Of course, a defense is to use separate email addresses that no one knows about to create accounts on such websites. Some people probably do that already, but many of them don't because it's not convenient or they are not aware of this risk.
Even when websites are concerned about account enumeration and try to address the problem, they might fail to do it properly. Ashley Madison is one such example, according to Hunt.
When the researcher recently tested the website's forgotten password page, he received the following message whether the email addresses he entered existed or not: "Thank you for your forgotten password request. If that email address exists in our database, you will receive an email to that address shortly."
That's a good response because it doesn't deny or confirm the existence of an email address. However, Hunt observed another telltale sign: When the submitted email didn't exist, the page retained the form for inputting another address above the response message, but when the email address existed, the form was removed.

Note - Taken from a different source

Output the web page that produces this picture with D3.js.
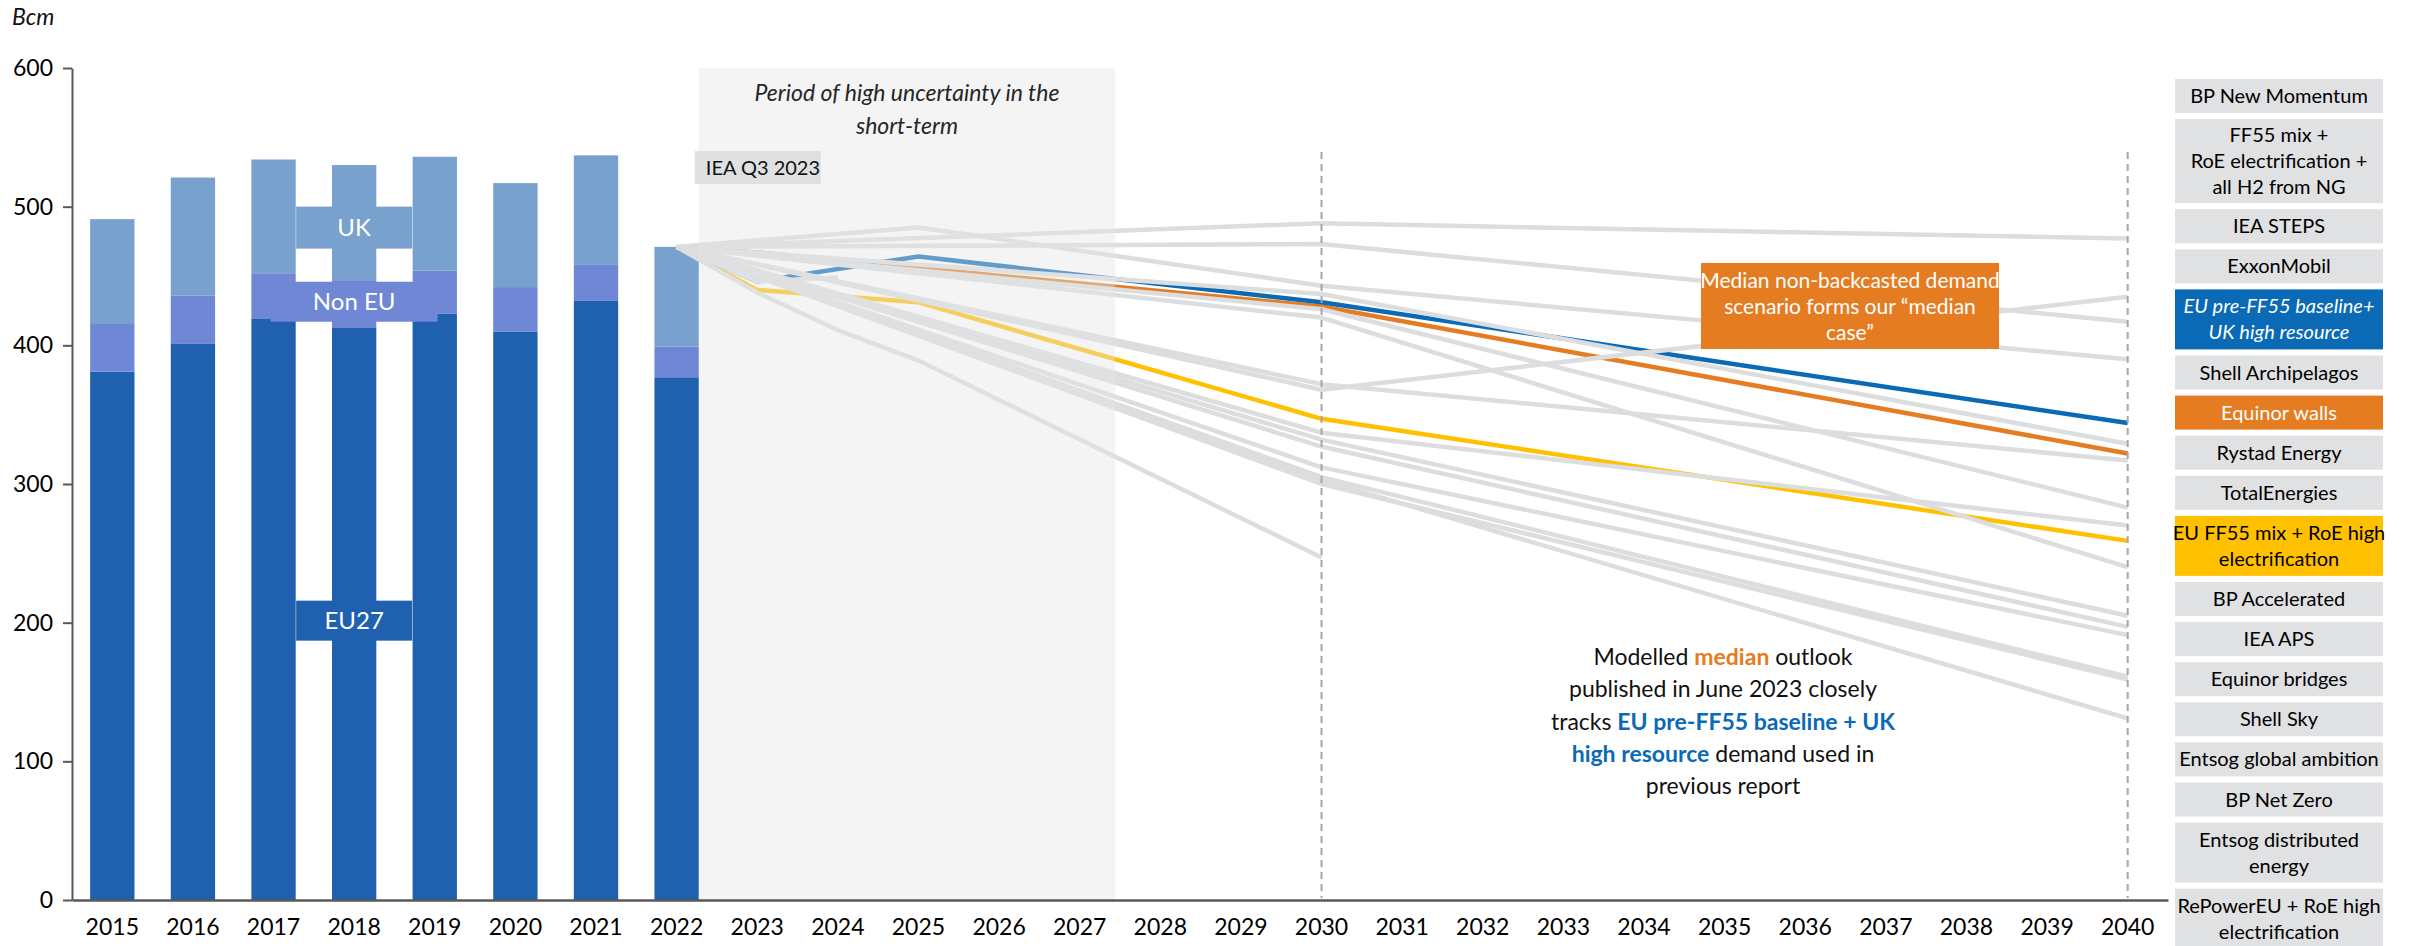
<!DOCTYPE html>
<html><head><meta charset="utf-8">
<script src="https://cdn.jsdelivr.net/npm/d3@7"></script>
<style>
body{margin:0;background:#fff;}
svg{display:block;font-family:Lato,'Open Sans',sans-serif;}
</style>
</head><body>
<svg id="c" width="2410" height="946"></svg>
<script>
// ---------- DATA ----------
const years = d3.range(2015, 2041).map(String);
const histYears = ["2015","2016","2017","2018","2019","2020","2021","2022"];
const eu27  = [381, 401, 419, 413, 423, 410, 432, 377];
const nonEU = [35, 35, 33, 34, 31, 32, 26, 22];
const ukVals = [75, 85, 82, 83, 82, 75, 79, 72];
const yTicks = [0, 100, 200, 300, 400, 500, 600];

// scenario paths: [year, Bcm]
const bpNewMomentum     = [[2022,471],[2030,488],[2040,477]];
const exxonMobil        = [[2022,471],[2025,485],[2030,443],[2040,390]];
const ieaSteps          = [[2022,471],[2030,473],[2040,417]];
const euPreFF55         = [[2022,471],[2023,446],[2025,464],[2030,431],[2040,344]];
const equinorWalls      = [[2022,471],[2023,467],[2030,428],[2040,322]];
const shellArchipelagos = [[2022,471],[2030,437],[2040,329]];
const totalEnergies     = [[2022,471],[2030,426],[2040,283]];
const ff55H2fromNG      = [[2022,471],[2030,368],[2040,435]];
const rystadEnergy      = [[2022,471],[2030,372],[2040,317]];
const ieaAps            = [[2022,471],[2030,420],[2040,240]];
const euFF55            = [[2022,471],[2023,440],[2025,431],[2030,347],[2040,259]];
const bpAccelerated     = [[2022,471],[2030,337],[2040,270]];
const equinorBridges    = [[2022,471],[2030,332],[2040,205]];
const shellSky          = [[2022,471],[2030,327],[2040,197]];
const entsogGlobal      = [[2022,471],[2030,312],[2040,191]];
const bpNetZero         = [[2022,471],[2030,305],[2040,161]];
const entsogDistributed = [[2022,471],[2030,300],[2040,159]];
const rePowerEU         = [[2022,471],[2030,303],[2040,131]];
const scenario2030Only  = [[2022,471],[2023,438],[2024,411],[2025,389],[2030,247]];
const ieaQ32023         = [[2022,471],[2023,446],[2024,449]];

const greyScenarios = [bpNewMomentum, exxonMobil, ieaSteps, shellArchipelagos, totalEnergies,
  ff55H2fromNG, rystadEnergy, ieaAps, bpAccelerated, equinorBridges, shellSky, entsogGlobal,
  bpNetZero, entsogDistributed, rePowerEU, scenario2030Only, ieaQ32023];
const highlighted = [
  {data: euFF55, color: "#ffc000"},
  {data: equinorWalls, color: "#e67c22"},
  {data: euPreFF55, color: "#0a6ab6"}
];

const legendItems = [
  {lines:["BP New Momentum"], fill:"#e0e1e3", color:"#000"},
  {lines:["FF55 mix +","RoE electrification +","all H2 from NG"], fill:"#e0e1e3", color:"#000"},
  {lines:["IEA STEPS"], fill:"#e0e1e3", color:"#000"},
  {lines:["ExxonMobil"], fill:"#e0e1e3", color:"#000"},
  {lines:["EU pre-FF55 baseline+","UK high resource"], fill:"#0a6ab6", color:"#fff", italic:true},
  {lines:["Shell Archipelagos"], fill:"#e0e1e3", color:"#000"},
  {lines:["Equinor walls"], fill:"#e67c22", color:"#fff"},
  {lines:["Rystad Energy"], fill:"#e0e1e3", color:"#000"},
  {lines:["TotalEnergies"], fill:"#e0e1e3", color:"#000"},
  {lines:["EU FF55 mix + RoE high","electrification"], fill:"#ffc000", color:"#000"},
  {lines:["BP Accelerated"], fill:"#e0e1e3", color:"#000"},
  {lines:["IEA APS"], fill:"#e0e1e3", color:"#000"},
  {lines:["Equinor bridges"], fill:"#e0e1e3", color:"#000"},
  {lines:["Shell Sky"], fill:"#e0e1e3", color:"#000"},
  {lines:["Entsog global ambition"], fill:"#e0e1e3", color:"#000"},
  {lines:["BP Net Zero"], fill:"#e0e1e3", color:"#000"},
  {lines:["Entsog distributed","energy"], fill:"#e0e1e3", color:"#000"},
  {lines:["RePowerEU + RoE high","electrification"], fill:"#e0e1e3", color:"#000"}
];

// ---------- SCALES ----------
const svg = d3.select("#c");
const x = d3.scaleBand().domain(years).range([72, 2168]).paddingInner(0.45).paddingOuter(0.225);
const bw = x.bandwidth();
const cx = yr => x(String(yr)) + bw / 2;
const y = d3.scaleLinear().domain([0, 600]).range([900, 68]);

const colEU = "#1f61ae", colNon = "#7087d6", colUK = "#78a1ce";

// ---------- BARS ----------
const stackData = histYears.map((yr, i) => ({year: yr, eu27: eu27[i], nonEU: nonEU[i], uk: ukVals[i]}));
const stack = d3.stack().keys(["eu27", "nonEU", "uk"])(stackData);
const colors = {eu27: colEU, nonEU: colNon, uk: colUK};
svg.append("g").selectAll("g").data(stack).join("g")
  .attr("fill", d => colors[d.key])
  .selectAll("rect").data(d => d).join("rect")
  .attr("x", d => x(d.data.year)).attr("width", bw)
  .attr("y", d => y(d[1])).attr("height", d => y(d[0]) - y(d[1]));

// data labels for 2018
const labYear = "2018";
const li = histYears.indexOf(labYear);
const labSegs = [
  {text:"UK", fill: colUK, v: eu27[li] + nonEU[li] + ukVals[li] / 2, w: 116, h: 42, dy: 5},
  {text:"Non EU", fill: colNon, v: eu27[li] + nonEU[li] / 2, w: 167, h: 40, dy: -2},
  {text:"EU27", fill: colEU, v: eu27[li] / 2, w: 116, h: 40, dy: 7}
];
const lg = svg.append("g");
labSegs.forEach(s => {
  const cy = y(s.v) + s.dy;
  lg.append("rect").attr("x", cx(labYear) - s.w / 2).attr("y", cy - s.h / 2)
    .attr("width", s.w).attr("height", s.h).attr("fill", s.fill);
  lg.append("text").attr("x", cx(labYear)).attr("y", cy).attr("dy", "0.35em")
    .attr("text-anchor", "middle").attr("fill", "#fff").attr("font-size", 24).text(s.text);
});

// ---------- LINES ----------
const line = d3.line().x(d => cx(d[0])).y(d => y(d[1]));
const lineG = svg.append("g").attr("fill", "none").attr("stroke-width", 4.5).attr("stroke-linejoin", "round");
highlighted.forEach(h => lineG.append("path").attr("d", line(h.data)).attr("stroke", h.color));
greyScenarios.forEach(s => lineG.append("path").attr("d", line(s)).attr("stroke", "#dcdddf"));

// ---------- UNCERTAINTY BAND (overlay) ----------
const step = x.step();
const bandX0 = x("2022") + bw;
const bandX1 = cx(2027) + step * 0.44;
svg.append("rect").attr("x", bandX0).attr("y", y(600)).attr("width", bandX1 - bandX0)
  .attr("height", y(0) - y(600)).attr("fill", "#e4e4e4").attr("opacity", 0.41);
svg.append("text").attr("x", (bandX0 + bandX1) / 2).attr("y", 93).attr("dy", "0.35em")
  .attr("text-anchor", "middle").attr("font-style", "italic").attr("font-size", 23).attr("fill", "#262626")
  .text("Period of high uncertainty in the");
svg.append("text").attr("x", (bandX0 + bandX1) / 2).attr("y", 126).attr("dy", "0.35em")
  .attr("text-anchor", "middle").attr("font-style", "italic").attr("font-size", 23).attr("fill", "#262626")
  .text("short-term");

// IEA Q3 2023 label
svg.append("rect").attr("x", bandX0 - 4).attr("y", 151).attr("width", 126).attr("height", 33).attr("fill", "#dfe0e2");
svg.append("text").attr("x", bandX0 + 7).attr("y", 167.5).attr("dy", "0.35em").attr("font-size", 20)
  .attr("fill", "#111").text("IEA Q3 2023");

// ---------- DASHED VERTICALS ----------
[2030, 2040].forEach(yr => {
  svg.append("line").attr("x1", cx(yr)).attr("x2", cx(yr)).attr("y1", 152).attr("y2", 898)
    .attr("stroke", "#a6a6a6").attr("stroke-width", 2).attr("stroke-dasharray", "7,5");
});

// ---------- AXES ----------
const yAxis = svg.append("g").attr("transform", "translate(72,0)")
  .call(d3.axisLeft(y).tickValues(yTicks).tickSize(9).tickSizeOuter(0).tickPadding(10));
yAxis.selectAll("path,line").attr("stroke", "#595959").attr("stroke-width", 2);
yAxis.selectAll("text").attr("font-size", 23).attr("fill", "#000").attr("font-family", "Lato");

const xAxis = svg.append("g").attr("transform", "translate(0,900)")
  .call(d3.axisBottom(x).tickSize(0).tickSizeOuter(0).tickPadding(19));
xAxis.select("path").attr("stroke", "#595959").attr("stroke-width", 2.5);
xAxis.selectAll("text").attr("font-size", 23).attr("fill", "#000").attr("font-family", "Lato");

svg.append("text").attr("x", 12).attr("y", 17).attr("dy", "0.35em").attr("font-style", "italic")
  .attr("font-size", 23).attr("fill", "#111").text("Bcm");

// ---------- ANNOTATIONS ----------
svg.append("rect").attr("x", 1701).attr("y", 263).attr("width", 298).attr("height", 86).attr("fill", "#e67c22");
["Median non-backcasted demand", "scenario forms our \u201cmedian", "case\u201d"].forEach((t, i) => {
  svg.append("text").attr("x", 1850).attr("y", 281 + i * 26).attr("dy", "0.35em").attr("text-anchor", "middle")
    .attr("font-size", 21).attr("fill", "#fff").text(t);
});

const noteLines = [
  [["Modelled ", null], ["median", "#e67c22"], [" outlook", null]],
  [["published in June 2023 closely", null]],
  [["tracks ", null], ["EU pre-FF55 baseline + UK", "#0a6ab6"]],
  [["high resource", "#0a6ab6"], [" demand used in", null]],
  [["previous report", null]]
];
noteLines.forEach((parts, i) => {
  const t = svg.append("text").attr("x", 1723).attr("y", 657 + i * 32.3).attr("dy", "0.35em")
    .attr("text-anchor", "middle").attr("font-size", 23).attr("fill", "#111");
  parts.forEach(p => {
    const ts = t.append("tspan").text(p[0]);
    if (p[1]) ts.attr("fill", p[1]).attr("font-weight", "bold");
  });
});

// ---------- LEGEND ----------
const legX = 2175, legW = 208, gap = 6.1;
const hFor = n => n === 1 ? 34 : (n === 2 ? 60 : 84);
let ly = 79;
const leg = svg.append("g");
legendItems.forEach(it => {
  const h = hFor(it.lines.length);
  leg.append("rect").attr("x", legX).attr("y", ly).attr("width", legW).attr("height", h).attr("fill", it.fill);
  const mid = ly + h / 2;
  it.lines.forEach((t, j) => {
    const off = (j - (it.lines.length - 1) / 2) * 26;
    leg.append("text").attr("x", legX + legW / 2).attr("y", mid + off).attr("dy", "0.35em")
      .attr("text-anchor", "middle").attr("font-size", 20).attr("fill", it.color)
      .attr("font-style", it.italic ? "italic" : null).text(t);
  });
  ly += h + gap;
});
</script>
</body></html>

On other websites the differences could be even more subtle. For example, the response page might be identical in both cases, but might be slower to load when the email exists because an email message also has to be sent as part of the process. It depends on the website, but in certain cases such timing differences can leak information.
"So here's the lesson for anyone creating accounts on websites: always assume the presence of your account is discoverable," Hunt said in a blog post. "It doesn't take a data breach, sites will frequently tell you either directly or implicitly."
His advice for users who are concerned about this issue is to use an email alias or account that is not traceable back to them.